LLMs: The Missing Compiler for Unix Tools
Most of my data engineering work begins with a collection of scripts stitched together by a Makefile
and a README.md
to act as a documentation logbook.
The Makefile
is a collection of targets that use
psql
, python3 -c
(Python program passed in as string instead of a file),
jq
, curl
, and some of the more popular GNU Core Utils,
such cat
, head
, join
, sort
and xargs
.
Nothing fancy, really.
More often than not, this first iteration ends up being the final implementation, too. What starts as a quick prototype often solidifies into the actual pipeline simply because it works well enough, and there’s little incentive to rewrite it.
After years of following this pattern, I’ve built up my toolbox of go-to scripts and make targets. Whenever I join a new project, I can hit the ground running without getting bogged down by the usual bureaucracy or tooling setup. That kind of overhead is common when switching between freelancing gigs, but having a personal toolkit helps me skip straight to the work that matters.
One doesn’t have to know the advanced features of an underlying tool to be
productive. I mean, I know what sed
does and I can spot use cases for it.
But I never managed to learn Regular Expressions properly—whatever “properly”
means. I never became an awk
expert either; I understand how it works
generally, I can spot when it’s useful, and there are a handful of recipes I’ve
memorized and can use. But I wouldn’t say I can program in awk like I can in
Python. I often opt for a python3 -c
approach, with a full 20-line
Python script piped through xargs
instead.
When I want expressivity and have a Postgres instance available, I can push a lot
of logic into an SQL query and run it through psql—not to query data, but
to use an SQL function (e.g., generate_series
to generate time ranges).
There are so many data pipelines out in
the wild that I’ve refactored into this shape.

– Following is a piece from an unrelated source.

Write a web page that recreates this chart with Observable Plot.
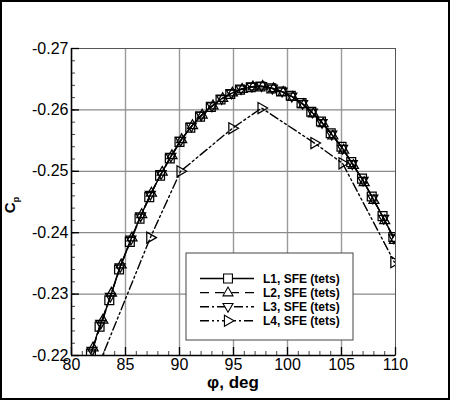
<!DOCTYPE html>
<html>
<head>
<meta charset="utf-8">
<script src="https://cdn.jsdelivr.net/npm/d3@7"></script>
<script src="https://cdn.jsdelivr.net/npm/@observablehq/plot@0.6"></script>
<style>
  body { margin: 0; background: #fff; }
  #chart svg { display: block; outline: 2px solid #000; outline-offset: -2px; }
</style>
</head>
<body>
<div id="chart"></div>
<script>
// valores
const phi1 = [81.8, 82.6, 83.5, 84.4, 85.4, 86.3, 87.2, 88.2, 89.1, 90.0, 91.0, 91.9, 92.9, 93.8, 94.7, 95.6, 96.6, 97.5, 98.5, 99.4, 100.3, 101.3, 102.2, 103.1, 104.0, 105.0, 105.9, 106.9, 107.8, 108.8, 109.8]
const cp1 = [-0.2203, -0.2247, -0.2290, -0.2340, -0.2385, -0.2423, -0.2458, -0.2493, -0.2521, -0.2548, -0.2571, -0.2589, -0.2605, -0.2617, -0.2626, -0.2633, -0.2637, -0.2638, -0.2635, -0.2630, -0.2623, -0.2611, -0.2597, -0.2581, -0.2562, -0.2540, -0.2515, -0.2488, -0.2459, -0.2427, -0.2393]

const phi2 = [82.0, 82.9, 83.7, 84.6, 85.6, 86.5, 87.4, 88.4, 89.3, 90.2, 91.2, 92.1, 93.1, 94.0, 94.9, 95.8, 96.8, 97.7, 98.7, 99.6, 100.5, 101.5, 102.4, 103.3, 104.2, 105.2, 106.1, 107.1, 108.0, 109.0, 109.9]
const cp2 = [-0.2213, -0.2258, -0.2302, -0.2348, -0.2392, -0.2430, -0.2465, -0.2499, -0.2526, -0.2552, -0.2575, -0.2592, -0.2607, -0.2619, -0.2628, -0.2634, -0.2638, -0.2639, -0.2635, -0.2629, -0.2621, -0.2609, -0.2594, -0.2578, -0.2558, -0.2535, -0.2510, -0.2482, -0.2453, -0.2420, -0.2388]

const phi3 = [81.9, 82.7, 83.6, 84.5, 85.5, 86.4, 87.3, 88.3, 89.2, 90.1, 91.1, 92.0, 93.0, 93.9, 94.8, 95.7, 96.7, 97.6, 98.6, 99.5, 100.4, 101.4, 102.3, 103.2, 104.1, 105.1, 106.0, 107.0, 107.9, 108.9, 109.85]
const cp3 = [-0.2208, -0.2252, -0.2296, -0.2344, -0.2389, -0.2427, -0.2462, -0.2496, -0.2524, -0.2550, -0.2573, -0.2591, -0.2606, -0.2618, -0.2627, -0.2634, -0.2638, -0.2639, -0.2635, -0.2630, -0.2622, -0.2610, -0.2596, -0.2579, -0.2560, -0.2537, -0.2512, -0.2485, -0.2456, -0.2423, -0.2391]

const phi4 = [82.3, 87.3, 90.1, 94.9, 97.6, 102.5, 105.1, 109.9]
const cp4 = [-0.2175, -0.2392, -0.2500, -0.2570, -0.2603, -0.2546, -0.2513, -0.2352]

const nombres = ['L1, SFE (tets)', 'L2, SFE (tets)', 'L3, SFE (tets)', 'L4, SFE (tets)']

const xTicks = [80, 85, 90, 95, 100, 105, 110]
const yTicks = [-0.22, -0.23, -0.24, -0.25, -0.26, -0.27]
const xMinor = d3.range(80, 110.01, 1)
const yMinor = d3.range(-0.22, -0.2701, -0.002)

// simbolos: triangulo arriba / abajo / derecha
const triUp = { draw(ctx, size) { const r = Math.sqrt(size / Math.PI); ctx.moveTo(0, -r * 1.1); ctx.lineTo(r, r * 0.65); ctx.lineTo(-r, r * 0.65); ctx.closePath() } }
const triDown = { draw(ctx, size) { const r = Math.sqrt(size / Math.PI); ctx.moveTo(0, r * 1.1); ctx.lineTo(r, -r * 0.65); ctx.lineTo(-r, -r * 0.65); ctx.closePath() } }
const triRight = { draw(ctx, size) { const r = Math.sqrt(size / Math.PI); ctx.moveTo(r * 1.1, 0); ctx.lineTo(-r * 0.65, r); ctx.lineTo(-r * 0.65, -r); ctx.closePath() } }

const series = [
  { phi: phi1, cp: cp1, dash: null, symbol: d3.symbolSquare, r: 5 },
  { phi: phi2, cp: cp2, dash: '9,6', symbol: triUp, r: 5 },
  { phi: phi3, cp: cp3, dash: '9,3,2,3', symbol: triDown, r: 5 },
  { phi: phi4, cp: cp4, dash: '9,3,2,3,2,3', symbol: triRight, r: 5.5 },
]

const W = 450, H = 400
const mL = 71, mR = 55, mT = 48, mB = 45
const innerW = W - mL - mR, innerH = H - mT - mB

const curvas = series.flatMap(s => {
  const datos = s.phi.map((p, i) => ({ phi: p, cp: s.cp[i] }))
  return [
    Plot.line(datos, { x: 'phi', y: 'cp', stroke: 'black', strokeWidth: 1.4, strokeDasharray: s.dash, clip: true }),
    Plot.dot(datos, { x: 'phi', y: 'cp', stroke: 'black', strokeWidth: 1.25, fill: 'none', symbol: () => s.symbol, r: s.r, clip: true }),
  ]
})

const chart = Plot.plot({
  width: W,
  height: H,
  marginLeft: mL,
  marginRight: mR,
  marginTop: mT,
  marginBottom: mB,
  style: { fontFamily: '"Liberation Sans", Arial, sans-serif', fontSize: '16px', color: 'black', background: 'white' },
  x: { domain: [80, 110], ticks: xTicks, tickSize: 0, tickPadding: 3, tickFormat: d => d, label: null },
  y: { domain: [-0.22, -0.27], ticks: yTicks, tickSize: 0, tickPadding: 3, tickFormat: d => d.toFixed(2), label: null },
  symbol: { type: 'identity' },
  marks: [
    Plot.ruleX(xTicks.slice(1, -1), { stroke: '#9a9a9a', strokeWidth: 1.4 }),
    Plot.ruleY(yTicks.slice(1, -1), { stroke: '#8a8a8a', strokeWidth: 1.2 }),
    Plot.frame({ stroke: '#555' }),
    Plot.tickY(yMinor, { y: d => d, stroke: '#444', insetRight: innerW - 4 }),
    Plot.tickY(yTicks, { y: d => d, stroke: '#000', strokeWidth: 1.3, insetRight: innerW - 8 }),
    Plot.tickX(xMinor, { x: d => d, stroke: '#444', insetTop: innerH - 4 }),
    Plot.tickX(xTicks, { x: d => d, stroke: '#000', strokeWidth: 1.3, insetTop: innerH - 8 }),
    ...curvas,
    Plot.ruleX([80], { stroke: 'black', strokeWidth: 1.6 }),
    Plot.ruleY([-0.22], { stroke: 'black', strokeWidth: 1.6 }),
  ],
})

const svg = d3.select(chart)

// titulos de ejes
svg.append('text')
  .attr('x', mL + innerW / 2).attr('y', 388)
  .attr('text-anchor', 'middle')
  .style('font', 'bold 17px "Liberation Sans", Arial, sans-serif')
  .text('φ, deg')

const yl = svg.append('text')
  .attr('transform', 'translate(15,205) rotate(-90)')
  .attr('text-anchor', 'middle')
  .style('font', 'bold 15px "Liberation Sans", Arial, sans-serif')
yl.append('tspan').text('C')
yl.append('tspan').attr('dy', 4).style('font-size', '9px').text('p')

// leyenda dentro del grafico
const ley = svg.append('g')
ley.append('rect')
  .attr('x', 186).attr('y', 253).attr('width', 167).attr('height', 87)
  .attr('fill', 'white').attr('stroke', '#444').attr('stroke-width', 1)

series.forEach((s, i) => {
  const yy = 278.5 + i * 14.1
  ley.append('line')
    .attr('x1', 200).attr('x2', 254).attr('y1', yy).attr('y2', yy)
    .attr('stroke', 'black').attr('stroke-width', 1.4)
    .attr('stroke-dasharray', s.dash)
  ley.append('path')
    .attr('transform', `translate(228,${yy})`)
    .attr('d', d3.symbol().type(s.symbol).size(Math.PI * s.r * s.r)())
    .attr('fill', 'white').attr('stroke', 'black').attr('stroke-width', 1.1)
  ley.append('text')
    .attr('x', 263).attr('y', yy).attr('dy', '0.35em')
    .attr('text-anchor', 'start')
    .style('font', 'bold 12px "Liberation Sans", Arial, sans-serif')
    .text(nombres[i])
})

d3.select('#chart').append(() => chart)
</script>
</body>
</html>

I can hear the argument about readability and obfuscation, one-liners, and so on.
But in the grand scheme of things, I’ve found that if one is careful enough,
diligent enough, and embraces the declarative nature of make
, things can be
kept tidy for years to come. I won’t get into that, though.
The main problem with this approach has always been that these tools are deceptively tricky to get right—especially their syntax. Unix tools are indeed powerful but can become obscure and intimidating for newcomers. For example, once you start combining make variables and Bash variables, things quickly get out of hand. It doesn’t take long before you’re riding the insanity express—with no brakes and no clear way off.
However, today, LLMs have rendered scripting a commodity. What used to require a mix of tribal knowledge, geek culture, and years of experience is suddenly just a prompt away. The barrier is no longer mastering syntax—it’s simply knowing that a tool exists and roughly what it does. With that, the LLM fills in the rest, making the Unix philosophy more accessible and composable than ever.
Pointing the LLM to a specific tool can make a huge difference. Suppose your
raw data exists in two tables in two different databases, and you want to
“join” them. If you ask how to do it by talking about SQL and databases, it may
start suggesting foreign data wrappers, Presto, or some fancy multi-database
execution engine. But if you explicitly tell it to use diff
, it will get the
idea.
To that extent, it wouldn’t be a reach to say that LLMs can act as a powerful compiler of turning an almost natural language description of data workflows, albeit through a Makefile into an executable of simple Unix tools.
Try it in your next data engineering project:
Describe your project scenario in a README.md
,
sketch a Makefile
with some basic variables and targets
, and ask an LLM to fill in the actual implementation.